For an affordable and sustainable Winnipeg that grows up, not out
Early July Housing and Urban Issues News
July 5, 2021
Housing and Urban Issues News
City Council’s meeting on June 24, 2021 was big for city planning. Many wide-ranging policies were adopted. Here’s a spotlight on some of them.
Infill Guidelines pass City Council
A key piece of Winnipeg’s long awaited Residential Infill Strategy, the Infill Guidelines, passed Winnipeg City Council. These design guidelines are meant to govern small-scale and low-rise infill builds in mature communities without a local plan. The guidelines passed 11 to 3 on June 24, 2021.
Most of the extremely restrictive last minute changes to the guidelines were removed, but the guidelines overall are still a very restrictive and cautious document. It still includes guidelines like 30% lot coverage maximums for the home, 28 foot height maximums, and side yard setbacks of 3 feet and 4 feet. These quantified guidelines are likely to be candidates of bylaw amendments, which means deviating from them will require variances. There does not seem to be much fanfare for the guidelines, but they can hopefully serve as an imperfect first step to getting a solid infill policy framework in place.
The Guidelines have gone through a couple rounds of amendment and revision during the Property & Development Committee and Executive Policy Committee meetings. Here’s the important bits regarding the final adoption of the guidelines by City Council:
With some exceptions, the ban on lot splits on gravel back lanes has been limited to lots zoned R1 (single-family-only). Many gravel lots in St. Boniface, which are zoned R2 (two family uses, i.e. duplexes), are therefore exempt from this.
The local block quotas are gone.
The 25% surface parking cap for small apartments is gone.
Part of the Norberry and St. George neigbourhoods were reclassified from Mature Communities to Recent Communities. As such, they’re no longer covered by the Infill Guidelines.
Part of the Booth community was reclassified from Mature Communities to Recent Communities. As such, they’re no longer covered by the Infill Guidelines.
Council directed the civil service to prepare a draft bylaw amendment to allow two-family uses (duplexes and side-by-sides) as a conditional use in R1 zones.

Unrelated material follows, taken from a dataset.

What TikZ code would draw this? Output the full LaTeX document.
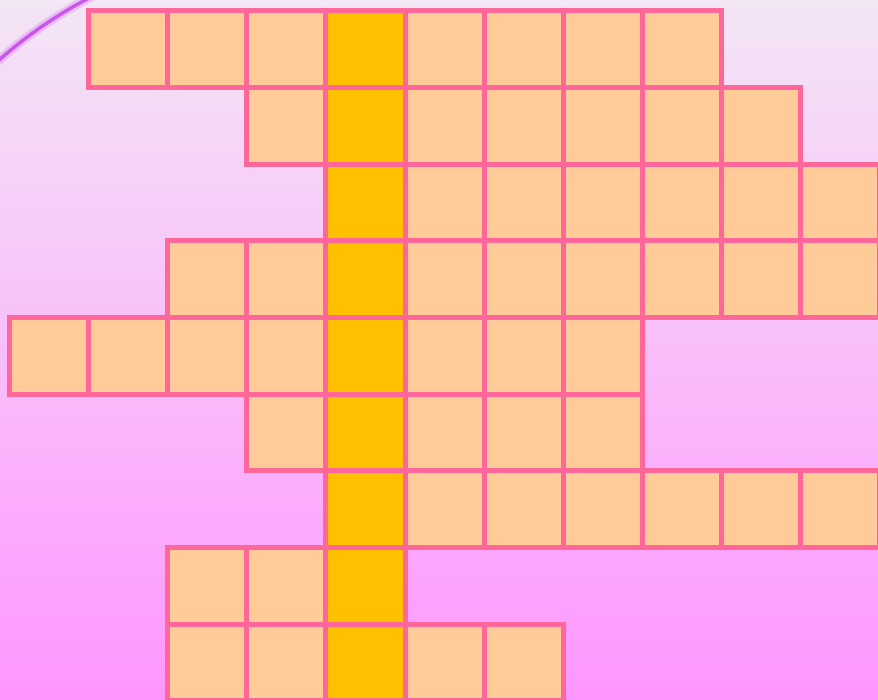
\documentclass[tikz,border=0pt]{standalone}
\usepackage{xcolor}
\definecolor{cellline}{HTML}{FF6699}
\definecolor{cellfill}{HTML}{FFCC99}
\definecolor{keyfill}{HTML}{FFC000}
\definecolor{bgtop}{HTML}{F3E6F5}
\definecolor{bgbot}{HTML}{FF96FF}
\definecolor{arcline}{HTML}{CC55EE}
\tikzset{
  cell/.style   ={draw=cellline,line width=5pt,fill=cellfill},
  keycell/.style={cell,fill=keyfill},
  halo/.style   ={draw=arcline,line width=3.5pt}
}
\begin{document}
\begin{tikzpicture}[x=1pt,y=-1pt]
    \clip (0,0) rectangle (878,700);
    \shade[top color=bgtop,bottom color=bgbot] (0,0) rectangle (878,700);
    % decorative arc, top left
    \draw[halo,draw opacity=0.25,line width=9pt] (300,400) ++(226:454) arc[start angle=226,end angle=246,radius=454];
    \draw[halo] (300,400) ++(226:454) arc[start angle=226,end angle=246,radius=454];
    % rows of the grid: row / first column / last column
    \foreach \r/\a/\b in {0/1/8,1/3/9,2/4/10,3/2/10,4/0/7,5/3/7,6/4/10,7/2/4,8/2/6}{
      \foreach \c in {\a,...,\b}
        \draw[cell] ({9.5+79.1*\c},{10.9+76.65*\r}) rectangle ({9.5+79.1*(\c+1)},{10.9+76.65*(\r+1)});
    }
    % key column
    \foreach \r in {0,...,8}
      \draw[keycell] ({9.5+79.1*4},{10.9+76.65*\r}) rectangle ({9.5+79.1*5},{10.9+76.65*(\r+1)});
\end{tikzpicture}
\end{document}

Council directed the civil service to prepare a secondary plan for the Glenwood Neighbourhood by March 31, 2022.
One exciting possibility with a Glenwood Neighbourhood secondary plan is the potential for rezoning R1 lots to R2. As a delegate to the Property & Development Committee meeting on June 8, 2021, St. Vital Councillor Brian Mayes brought up the possibility or rezoning some R1 lots to R2 with a secondary plan. R2 zoning makes two-family uses (i.e. duplexes) easier to build. Ray Hesslein, with the Glenwood Neighbourhood Association, noted that duplexes save space relative to single-family lot splits.
City Council bans building on land designated as open space or park land
We held our last organizing meeting on June 29th, 2021.The adoption of the Infill Guidelines by Council is a major turning point for our efforts. We’ve advocated around the Infill Guidelines since we first formed, in February 2019. Now is time to discuss how to bring infill and mixed-use density to the next level in Winnipeg.
We performed some basic housekeeping functions at our latest meeting. This included renewing Dylon Martin as spokesperson for another year and approving our first treasurer, Steve.
We discussed the infill guidelines and the lackluster response they’re receiving. For many mature communities, local area plans will be a much more important policy for infill.
We also discussed greenspace policy and the strategic potential of rezoning single-family-only land around parks and open spaces to allow more residents to enjoy these vital amenities. Further work on this idea will come throughout the summer.